Regular performance appraisal:
Quarterly and half-yearly appraisals, conducted via HR software, ensure consistent performance tracking and development planning.
Internal talent mobility: Vacancies are frequently filled internally to foster career progression and retain institutional knowledge.
Policy audits:
Regular reviews of audit policies help maintain compliance and ensure operational efficiency.
Off-season training:
Skill development programmes conducted during the off-season enhance employee capabilities and readiness.
Internal control systems and their adequacy
Dwarikesh Sugar Industries Limited believes that safeguarding of assets and business efficiency can be prolonged by exercising adequate internal controls and standardising operational processes. The Company possesses a robust internal control system to review performance, track operations and gauge liquidity.

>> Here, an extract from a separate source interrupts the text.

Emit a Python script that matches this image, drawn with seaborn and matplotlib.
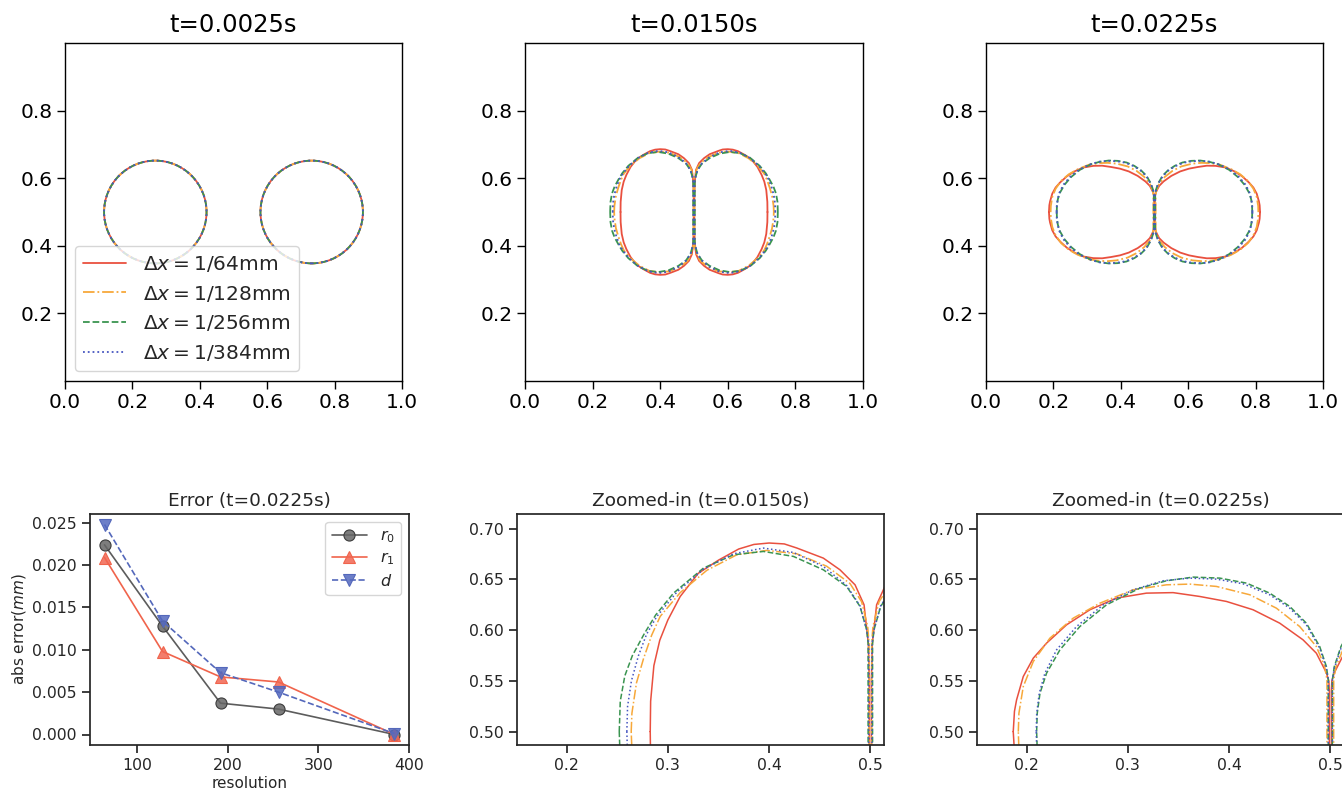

The system also ensures that all transactions are duly reported and all assets are properly safeguarded. Timely review of operations and recommendations of auditors allow the Company to make corrections whenever and wherever necessary.
Cautionary statement
The statements in the management discussion and analysis section with regard to projections, estimates and expectations have been made in good faith. The achievement of results is subject to risks, uncertainties and even less than accurate assumptions. Market data and information are gathered from various published and unpublished reports. Their accuracy, reliability and completeness cannot be assured.